[Records contained in a dataset]
--------------------------------------------------

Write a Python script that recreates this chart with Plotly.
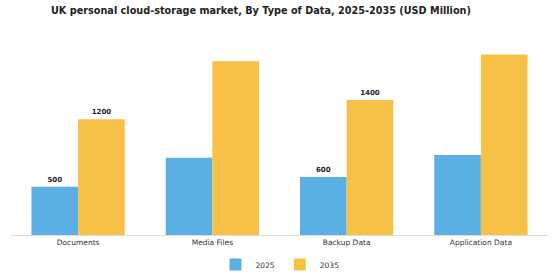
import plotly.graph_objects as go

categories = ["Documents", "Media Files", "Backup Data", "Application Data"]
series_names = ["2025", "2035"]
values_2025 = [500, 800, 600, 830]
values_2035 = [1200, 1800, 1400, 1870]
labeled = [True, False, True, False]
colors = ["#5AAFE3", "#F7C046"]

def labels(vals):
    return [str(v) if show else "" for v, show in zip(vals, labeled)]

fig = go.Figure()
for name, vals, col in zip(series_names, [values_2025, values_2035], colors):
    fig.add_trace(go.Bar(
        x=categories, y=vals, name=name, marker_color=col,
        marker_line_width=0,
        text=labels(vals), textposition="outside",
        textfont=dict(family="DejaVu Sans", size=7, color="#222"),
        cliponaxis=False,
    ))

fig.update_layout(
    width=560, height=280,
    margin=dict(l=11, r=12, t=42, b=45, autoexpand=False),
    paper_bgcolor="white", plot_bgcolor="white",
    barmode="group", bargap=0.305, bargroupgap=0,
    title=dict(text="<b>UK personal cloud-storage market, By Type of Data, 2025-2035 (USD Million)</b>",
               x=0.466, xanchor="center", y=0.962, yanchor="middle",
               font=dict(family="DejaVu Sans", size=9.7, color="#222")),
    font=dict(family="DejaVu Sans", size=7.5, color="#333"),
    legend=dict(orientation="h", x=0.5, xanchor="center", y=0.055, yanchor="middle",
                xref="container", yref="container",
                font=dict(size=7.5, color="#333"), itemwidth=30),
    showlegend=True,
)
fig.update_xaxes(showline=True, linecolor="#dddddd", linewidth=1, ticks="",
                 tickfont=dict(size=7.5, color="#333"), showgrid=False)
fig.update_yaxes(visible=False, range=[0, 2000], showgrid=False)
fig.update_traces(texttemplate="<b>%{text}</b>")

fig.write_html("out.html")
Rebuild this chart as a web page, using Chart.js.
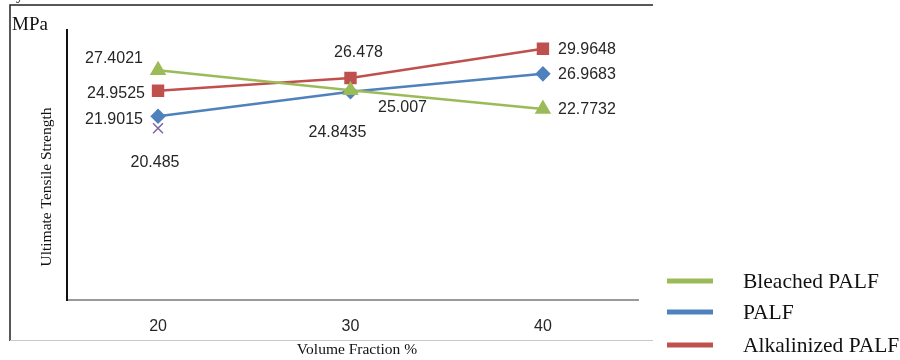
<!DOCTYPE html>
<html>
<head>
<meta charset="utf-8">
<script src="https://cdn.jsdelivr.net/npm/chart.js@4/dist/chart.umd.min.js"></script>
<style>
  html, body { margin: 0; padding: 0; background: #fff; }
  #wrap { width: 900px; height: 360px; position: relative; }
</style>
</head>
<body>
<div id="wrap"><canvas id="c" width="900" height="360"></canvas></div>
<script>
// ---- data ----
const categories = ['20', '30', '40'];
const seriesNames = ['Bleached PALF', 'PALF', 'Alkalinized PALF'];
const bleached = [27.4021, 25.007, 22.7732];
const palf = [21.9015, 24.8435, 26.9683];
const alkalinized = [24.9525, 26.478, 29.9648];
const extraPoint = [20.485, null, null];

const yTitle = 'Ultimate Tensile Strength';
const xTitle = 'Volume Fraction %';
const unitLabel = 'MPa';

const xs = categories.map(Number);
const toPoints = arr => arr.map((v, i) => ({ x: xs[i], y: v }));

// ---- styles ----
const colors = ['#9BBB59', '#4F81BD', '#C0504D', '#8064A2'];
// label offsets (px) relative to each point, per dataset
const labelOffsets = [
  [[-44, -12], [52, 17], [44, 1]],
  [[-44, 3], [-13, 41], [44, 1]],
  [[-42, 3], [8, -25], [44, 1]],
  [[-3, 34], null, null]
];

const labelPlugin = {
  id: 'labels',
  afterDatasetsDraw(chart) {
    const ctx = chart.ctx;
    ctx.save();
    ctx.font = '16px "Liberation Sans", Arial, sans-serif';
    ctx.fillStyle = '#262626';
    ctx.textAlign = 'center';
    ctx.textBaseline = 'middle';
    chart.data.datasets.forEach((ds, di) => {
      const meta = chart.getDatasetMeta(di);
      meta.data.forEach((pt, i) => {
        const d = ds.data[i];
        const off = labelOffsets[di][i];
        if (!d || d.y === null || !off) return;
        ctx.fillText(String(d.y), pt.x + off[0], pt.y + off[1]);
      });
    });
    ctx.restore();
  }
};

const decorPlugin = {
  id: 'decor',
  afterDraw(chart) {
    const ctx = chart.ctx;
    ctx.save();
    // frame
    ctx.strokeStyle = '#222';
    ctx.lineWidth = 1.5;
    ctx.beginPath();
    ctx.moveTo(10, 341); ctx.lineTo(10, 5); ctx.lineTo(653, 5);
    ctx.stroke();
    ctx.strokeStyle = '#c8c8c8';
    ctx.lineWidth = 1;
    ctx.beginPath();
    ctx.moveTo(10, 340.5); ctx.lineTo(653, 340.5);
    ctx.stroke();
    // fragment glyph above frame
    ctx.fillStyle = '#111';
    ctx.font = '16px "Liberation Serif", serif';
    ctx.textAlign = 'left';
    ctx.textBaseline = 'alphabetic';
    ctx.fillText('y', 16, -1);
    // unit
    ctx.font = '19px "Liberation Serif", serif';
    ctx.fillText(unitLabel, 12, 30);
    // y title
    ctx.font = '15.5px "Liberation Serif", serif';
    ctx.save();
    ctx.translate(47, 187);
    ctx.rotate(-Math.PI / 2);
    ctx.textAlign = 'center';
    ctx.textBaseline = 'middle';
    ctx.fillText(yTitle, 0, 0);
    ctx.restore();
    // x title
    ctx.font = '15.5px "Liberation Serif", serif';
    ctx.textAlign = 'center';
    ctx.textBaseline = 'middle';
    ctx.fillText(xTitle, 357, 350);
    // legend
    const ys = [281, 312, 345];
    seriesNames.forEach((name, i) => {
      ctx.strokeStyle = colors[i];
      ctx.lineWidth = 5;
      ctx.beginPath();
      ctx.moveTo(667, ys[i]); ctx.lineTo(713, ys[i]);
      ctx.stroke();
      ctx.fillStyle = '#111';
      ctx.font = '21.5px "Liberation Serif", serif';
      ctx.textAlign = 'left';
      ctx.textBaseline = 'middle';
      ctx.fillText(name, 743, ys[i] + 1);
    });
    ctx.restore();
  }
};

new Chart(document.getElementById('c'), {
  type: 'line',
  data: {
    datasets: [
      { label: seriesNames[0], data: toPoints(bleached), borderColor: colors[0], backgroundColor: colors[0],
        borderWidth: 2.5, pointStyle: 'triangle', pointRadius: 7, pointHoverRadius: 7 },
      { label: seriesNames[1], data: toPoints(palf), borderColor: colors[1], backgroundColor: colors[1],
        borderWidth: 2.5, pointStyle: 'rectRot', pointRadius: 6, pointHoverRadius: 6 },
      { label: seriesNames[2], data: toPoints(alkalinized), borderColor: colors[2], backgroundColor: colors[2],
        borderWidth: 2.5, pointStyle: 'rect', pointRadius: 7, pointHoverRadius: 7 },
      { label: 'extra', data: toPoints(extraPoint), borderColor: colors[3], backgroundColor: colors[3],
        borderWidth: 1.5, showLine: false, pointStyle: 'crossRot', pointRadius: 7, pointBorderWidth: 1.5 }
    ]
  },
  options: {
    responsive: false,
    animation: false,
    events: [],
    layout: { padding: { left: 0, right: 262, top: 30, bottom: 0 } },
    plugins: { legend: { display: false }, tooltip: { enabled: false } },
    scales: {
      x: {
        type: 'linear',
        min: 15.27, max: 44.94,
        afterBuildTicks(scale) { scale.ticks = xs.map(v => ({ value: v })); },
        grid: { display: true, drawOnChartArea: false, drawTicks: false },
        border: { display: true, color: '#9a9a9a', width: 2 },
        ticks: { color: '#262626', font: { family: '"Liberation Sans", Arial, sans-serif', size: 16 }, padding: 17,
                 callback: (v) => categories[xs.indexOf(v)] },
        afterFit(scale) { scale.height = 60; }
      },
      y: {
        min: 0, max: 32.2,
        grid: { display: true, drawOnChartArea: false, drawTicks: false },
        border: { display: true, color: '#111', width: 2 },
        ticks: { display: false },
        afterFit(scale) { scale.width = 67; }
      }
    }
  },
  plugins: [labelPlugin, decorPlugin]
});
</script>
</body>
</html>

--------------------------------------------------

# PROBLEM TO SOLVE:
Output the records above as they stand, from the first line to the line with "return [str(v) if", inclusive, and exclude the pictures.

# RESPONSE:
Write a Python script that recreates this chart with Plotly.
import plotly.graph_objects as go

categories = ["Documents", "Media Files", "Backup Data", "Application Data"]
series_names = ["2025", "2035"]
values_2025 = [500, 800, 600, 830]
values_2035 = [1200, 1800, 1400, 1870]
labeled = [True, False, True, False]
colors = ["#5AAFE3", "#F7C046"]

def labels(vals):
    return [str(v) if show else "" for v, show in zip(vals, labeled)]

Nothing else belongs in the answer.